It was asked, what would the 14th Banker find essential in Financial Reform legislation? I will take one piece of that question today because today I am angry. I was thinking about Civil versus Criminal consequences and the lack of prosecution that has gone on in regard to the financial crisis. Today the European Union announced a bailout of immense proportion to try to stabilize the Eurozone and bring the immediate market turmoil to an end. One reason that such is required is that there has been theft. The usual bunch of suspects are implicated.
I am certain that the penalties for financial crimes are lax. I am equally certain that financial crimes were committed and that these are egregious, premeditated, and extremely lucrative. If somebody (the SEC for example) fines a company after the fact for crimes that were committed by individuals who were enriched by the crime, justice has not been served. Individuals must be held responsible.
I looked at the FBI web site. This tells me that the value of all property crime in America in 2007 was $17.6 Billion. That’s just a Thursday’s work on Wall Street. In 2008 approximately 2.4 million Americans served time, most for drug or property crime. How many of these had worked on Wall Street? I’m sure it’s not many.
The transactions that have contributed to the financial crisis are immensely complicated and the firms engaging in them can effectively obfuscate. Identifying individuals, providing just punishment, and the removal of such individuals from society will take a long time. It is certain that the vast majority will go unpunished. The New York Statute of Limitations seems grossly insufficient given the magnitude of these crimes. Further, the class of felony that such crimes fall into should be reviewed.
If Goldman or others had information on the financial status of Greece that was not public information, then traded on that information in the CDS or currency markets, they have traded on inside information. This is in addition to the multitudes of other violations which are already alleged. Where are the arrests? I understand the investigations may take a long time. Quite honestly, the effective prosecution of such crimes may take decades.

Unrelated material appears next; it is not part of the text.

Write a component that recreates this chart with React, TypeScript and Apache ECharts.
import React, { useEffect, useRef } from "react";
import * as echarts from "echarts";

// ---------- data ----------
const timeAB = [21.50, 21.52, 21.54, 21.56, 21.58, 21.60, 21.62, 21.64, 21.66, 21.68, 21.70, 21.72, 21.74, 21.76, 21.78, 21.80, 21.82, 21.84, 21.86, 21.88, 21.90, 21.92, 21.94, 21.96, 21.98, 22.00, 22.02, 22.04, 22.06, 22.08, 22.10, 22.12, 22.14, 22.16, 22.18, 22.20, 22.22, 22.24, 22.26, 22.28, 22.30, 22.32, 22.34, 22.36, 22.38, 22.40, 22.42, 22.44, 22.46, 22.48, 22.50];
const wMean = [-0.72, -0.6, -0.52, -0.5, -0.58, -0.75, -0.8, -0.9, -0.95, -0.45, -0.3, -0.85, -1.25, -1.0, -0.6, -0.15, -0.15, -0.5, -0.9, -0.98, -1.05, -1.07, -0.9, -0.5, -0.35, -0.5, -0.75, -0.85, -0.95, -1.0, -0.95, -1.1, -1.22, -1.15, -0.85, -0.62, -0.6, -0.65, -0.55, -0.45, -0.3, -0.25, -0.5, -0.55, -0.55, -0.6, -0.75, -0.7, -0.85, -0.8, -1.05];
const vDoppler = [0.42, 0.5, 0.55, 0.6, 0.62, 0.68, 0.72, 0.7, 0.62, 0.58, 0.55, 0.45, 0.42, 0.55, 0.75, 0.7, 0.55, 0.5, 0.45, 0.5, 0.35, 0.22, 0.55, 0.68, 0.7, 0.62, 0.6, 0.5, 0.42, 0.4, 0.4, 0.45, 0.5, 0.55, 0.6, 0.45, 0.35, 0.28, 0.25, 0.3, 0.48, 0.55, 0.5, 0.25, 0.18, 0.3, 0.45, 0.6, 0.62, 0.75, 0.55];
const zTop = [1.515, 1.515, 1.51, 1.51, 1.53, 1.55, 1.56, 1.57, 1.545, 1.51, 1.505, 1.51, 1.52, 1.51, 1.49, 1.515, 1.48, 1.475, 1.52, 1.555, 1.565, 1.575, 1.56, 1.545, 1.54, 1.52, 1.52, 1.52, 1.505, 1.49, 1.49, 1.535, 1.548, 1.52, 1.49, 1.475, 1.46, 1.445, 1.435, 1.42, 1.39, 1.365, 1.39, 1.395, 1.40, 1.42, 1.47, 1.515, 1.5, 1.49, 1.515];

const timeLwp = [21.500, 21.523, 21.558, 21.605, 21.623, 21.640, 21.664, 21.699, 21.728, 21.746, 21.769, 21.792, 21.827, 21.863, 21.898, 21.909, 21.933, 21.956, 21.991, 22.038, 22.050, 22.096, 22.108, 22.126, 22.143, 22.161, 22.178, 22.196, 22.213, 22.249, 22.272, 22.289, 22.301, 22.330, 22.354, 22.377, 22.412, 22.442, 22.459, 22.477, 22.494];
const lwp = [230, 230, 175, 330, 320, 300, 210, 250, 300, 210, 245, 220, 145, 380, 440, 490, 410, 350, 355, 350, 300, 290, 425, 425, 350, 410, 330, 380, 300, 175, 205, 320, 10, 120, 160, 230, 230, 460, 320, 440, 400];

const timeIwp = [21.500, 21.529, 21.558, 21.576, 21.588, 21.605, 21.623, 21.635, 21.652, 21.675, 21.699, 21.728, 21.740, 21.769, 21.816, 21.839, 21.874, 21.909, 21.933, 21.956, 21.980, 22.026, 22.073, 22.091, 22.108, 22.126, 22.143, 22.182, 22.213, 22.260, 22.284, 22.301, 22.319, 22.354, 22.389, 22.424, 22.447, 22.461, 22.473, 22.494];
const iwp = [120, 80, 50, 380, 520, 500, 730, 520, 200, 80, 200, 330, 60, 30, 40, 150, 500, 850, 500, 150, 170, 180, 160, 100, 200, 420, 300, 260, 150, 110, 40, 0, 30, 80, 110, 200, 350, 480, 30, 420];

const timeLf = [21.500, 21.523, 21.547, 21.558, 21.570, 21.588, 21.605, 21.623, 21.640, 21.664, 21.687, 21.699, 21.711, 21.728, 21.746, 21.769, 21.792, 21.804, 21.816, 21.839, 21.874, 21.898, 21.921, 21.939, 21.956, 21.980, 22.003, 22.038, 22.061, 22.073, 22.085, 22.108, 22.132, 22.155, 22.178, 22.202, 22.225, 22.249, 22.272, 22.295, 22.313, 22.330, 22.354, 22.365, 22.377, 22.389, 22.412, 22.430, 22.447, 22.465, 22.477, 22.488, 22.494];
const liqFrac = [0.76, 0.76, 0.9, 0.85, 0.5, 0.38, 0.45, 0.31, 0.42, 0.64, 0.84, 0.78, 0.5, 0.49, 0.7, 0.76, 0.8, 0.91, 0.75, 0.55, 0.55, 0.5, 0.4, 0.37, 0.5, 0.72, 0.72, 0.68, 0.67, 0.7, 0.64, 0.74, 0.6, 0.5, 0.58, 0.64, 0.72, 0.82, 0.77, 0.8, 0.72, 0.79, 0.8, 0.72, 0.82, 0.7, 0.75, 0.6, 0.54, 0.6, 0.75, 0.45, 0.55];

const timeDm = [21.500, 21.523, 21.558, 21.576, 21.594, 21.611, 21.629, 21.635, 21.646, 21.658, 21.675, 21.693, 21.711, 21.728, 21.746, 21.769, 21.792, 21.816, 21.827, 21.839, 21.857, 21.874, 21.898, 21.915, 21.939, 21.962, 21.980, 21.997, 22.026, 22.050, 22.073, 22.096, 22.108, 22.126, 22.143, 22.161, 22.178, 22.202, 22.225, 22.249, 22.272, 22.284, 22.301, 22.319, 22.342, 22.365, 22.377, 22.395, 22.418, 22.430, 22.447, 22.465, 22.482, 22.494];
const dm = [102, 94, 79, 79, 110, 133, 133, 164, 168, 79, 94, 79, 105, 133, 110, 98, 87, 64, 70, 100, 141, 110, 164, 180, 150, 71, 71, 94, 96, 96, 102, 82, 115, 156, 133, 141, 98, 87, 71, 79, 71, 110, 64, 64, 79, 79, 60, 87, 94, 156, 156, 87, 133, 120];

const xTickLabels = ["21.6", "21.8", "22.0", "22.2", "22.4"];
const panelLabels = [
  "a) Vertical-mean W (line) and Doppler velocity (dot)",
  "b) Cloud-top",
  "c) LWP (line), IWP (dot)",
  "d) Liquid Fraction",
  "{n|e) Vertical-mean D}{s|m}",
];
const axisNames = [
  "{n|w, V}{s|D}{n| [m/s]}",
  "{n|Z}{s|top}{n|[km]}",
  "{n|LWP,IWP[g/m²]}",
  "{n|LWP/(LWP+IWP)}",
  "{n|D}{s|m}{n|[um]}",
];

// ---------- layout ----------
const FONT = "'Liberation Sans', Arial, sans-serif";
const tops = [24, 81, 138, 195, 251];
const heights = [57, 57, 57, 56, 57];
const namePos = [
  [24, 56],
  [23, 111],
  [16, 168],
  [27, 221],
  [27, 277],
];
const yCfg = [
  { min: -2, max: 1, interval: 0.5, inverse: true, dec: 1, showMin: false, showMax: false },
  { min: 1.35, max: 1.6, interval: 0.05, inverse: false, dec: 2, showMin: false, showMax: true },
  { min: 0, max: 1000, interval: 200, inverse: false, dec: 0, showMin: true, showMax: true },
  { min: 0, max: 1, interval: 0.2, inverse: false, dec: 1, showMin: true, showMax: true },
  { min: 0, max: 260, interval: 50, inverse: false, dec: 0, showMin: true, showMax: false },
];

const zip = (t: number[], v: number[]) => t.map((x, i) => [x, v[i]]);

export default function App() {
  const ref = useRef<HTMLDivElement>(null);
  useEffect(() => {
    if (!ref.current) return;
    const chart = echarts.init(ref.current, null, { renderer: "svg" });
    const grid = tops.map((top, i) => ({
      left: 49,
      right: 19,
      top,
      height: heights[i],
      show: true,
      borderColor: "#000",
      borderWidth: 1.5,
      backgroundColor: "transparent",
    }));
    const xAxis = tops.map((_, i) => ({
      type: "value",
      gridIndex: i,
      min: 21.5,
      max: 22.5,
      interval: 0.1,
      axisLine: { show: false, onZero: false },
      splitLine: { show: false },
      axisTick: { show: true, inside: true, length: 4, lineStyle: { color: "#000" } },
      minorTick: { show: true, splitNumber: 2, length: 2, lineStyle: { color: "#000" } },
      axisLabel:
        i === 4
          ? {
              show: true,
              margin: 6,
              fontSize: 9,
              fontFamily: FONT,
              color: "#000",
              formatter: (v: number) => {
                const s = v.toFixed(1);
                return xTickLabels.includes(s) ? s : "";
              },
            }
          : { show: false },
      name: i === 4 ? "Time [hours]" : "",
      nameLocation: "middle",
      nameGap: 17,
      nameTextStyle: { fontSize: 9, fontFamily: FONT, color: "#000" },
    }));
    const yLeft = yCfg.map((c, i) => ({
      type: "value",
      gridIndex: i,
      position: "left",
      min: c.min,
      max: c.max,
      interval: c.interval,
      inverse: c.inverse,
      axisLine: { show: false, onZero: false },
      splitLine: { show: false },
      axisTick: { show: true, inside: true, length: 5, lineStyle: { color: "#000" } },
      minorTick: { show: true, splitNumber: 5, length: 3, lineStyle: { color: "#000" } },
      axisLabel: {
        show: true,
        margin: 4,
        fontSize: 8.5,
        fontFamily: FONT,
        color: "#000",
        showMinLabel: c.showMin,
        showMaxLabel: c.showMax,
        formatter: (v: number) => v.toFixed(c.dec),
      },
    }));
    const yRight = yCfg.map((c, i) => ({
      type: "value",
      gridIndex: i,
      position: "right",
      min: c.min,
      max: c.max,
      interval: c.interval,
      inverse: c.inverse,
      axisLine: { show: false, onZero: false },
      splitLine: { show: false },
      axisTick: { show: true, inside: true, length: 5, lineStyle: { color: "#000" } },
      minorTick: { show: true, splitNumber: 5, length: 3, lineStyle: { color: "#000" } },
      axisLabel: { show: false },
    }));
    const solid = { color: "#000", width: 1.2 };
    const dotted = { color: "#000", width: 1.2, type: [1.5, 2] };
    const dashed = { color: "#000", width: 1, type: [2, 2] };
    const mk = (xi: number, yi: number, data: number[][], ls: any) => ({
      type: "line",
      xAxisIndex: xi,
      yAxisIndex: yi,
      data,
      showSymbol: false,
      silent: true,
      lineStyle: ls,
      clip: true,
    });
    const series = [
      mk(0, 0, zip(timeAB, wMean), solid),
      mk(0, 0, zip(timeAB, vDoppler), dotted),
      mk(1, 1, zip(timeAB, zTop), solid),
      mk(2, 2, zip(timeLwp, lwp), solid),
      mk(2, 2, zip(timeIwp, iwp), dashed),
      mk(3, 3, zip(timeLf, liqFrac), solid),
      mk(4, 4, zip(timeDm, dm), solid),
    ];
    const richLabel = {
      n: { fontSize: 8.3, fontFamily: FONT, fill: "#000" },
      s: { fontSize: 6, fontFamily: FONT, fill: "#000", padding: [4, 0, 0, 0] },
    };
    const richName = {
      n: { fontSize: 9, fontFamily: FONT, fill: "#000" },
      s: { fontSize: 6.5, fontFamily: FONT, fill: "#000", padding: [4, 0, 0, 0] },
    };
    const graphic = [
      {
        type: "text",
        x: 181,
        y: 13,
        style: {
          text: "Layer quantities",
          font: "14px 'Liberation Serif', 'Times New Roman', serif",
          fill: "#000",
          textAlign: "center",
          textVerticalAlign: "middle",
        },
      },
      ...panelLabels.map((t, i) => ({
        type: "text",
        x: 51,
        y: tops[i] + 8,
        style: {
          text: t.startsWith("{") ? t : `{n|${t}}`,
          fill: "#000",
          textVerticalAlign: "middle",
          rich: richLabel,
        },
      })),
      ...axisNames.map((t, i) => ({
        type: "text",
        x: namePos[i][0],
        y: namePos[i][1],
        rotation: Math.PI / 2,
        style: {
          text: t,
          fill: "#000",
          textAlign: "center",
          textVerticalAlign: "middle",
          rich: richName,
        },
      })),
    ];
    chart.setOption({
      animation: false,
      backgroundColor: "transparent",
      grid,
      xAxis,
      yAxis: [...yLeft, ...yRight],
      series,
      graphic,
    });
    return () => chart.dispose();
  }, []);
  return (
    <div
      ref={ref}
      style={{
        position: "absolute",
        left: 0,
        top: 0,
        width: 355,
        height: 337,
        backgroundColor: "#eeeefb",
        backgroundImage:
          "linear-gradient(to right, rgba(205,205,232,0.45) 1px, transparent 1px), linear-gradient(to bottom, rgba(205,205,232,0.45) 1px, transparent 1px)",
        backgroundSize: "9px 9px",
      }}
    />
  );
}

Who is our Simon Wiesenthal? Who will track down these criminals in the coming months, years, decades? Perhaps we need some old men to spend their last years in prison after thinking they effectively fleeced the world. Perhaps the cycle of crises can be mitigated if the prosecution for these particular crimes continues for decades and every so often Wall Street is reminded that there is no sanctuary and that individuals will be hunted down at whatever time in whatever place.
Do not tell me these are small matters. People starve when you manipulate markets to speculate the price of corn up 100%. People die when you do not put proper safety equipment on a well to save a half million bucks and then destroy an ecosystem. Some people jump onto subway tracks. Some have heart attacks when their life savings are gone. Some burn to death in street riots. Do not tell me these are small things, errors in judgment, rogue actions. If we have figured out anything, have we not figured out that these are systemic problems and that the institutions involved make decisions that the rewards justify the risks, not just financial risks, but also the risks of sanctions or prosecution of any sort? Are we going to do anything to alter the balance of risk and reward so that the rational decision is to do the right thing?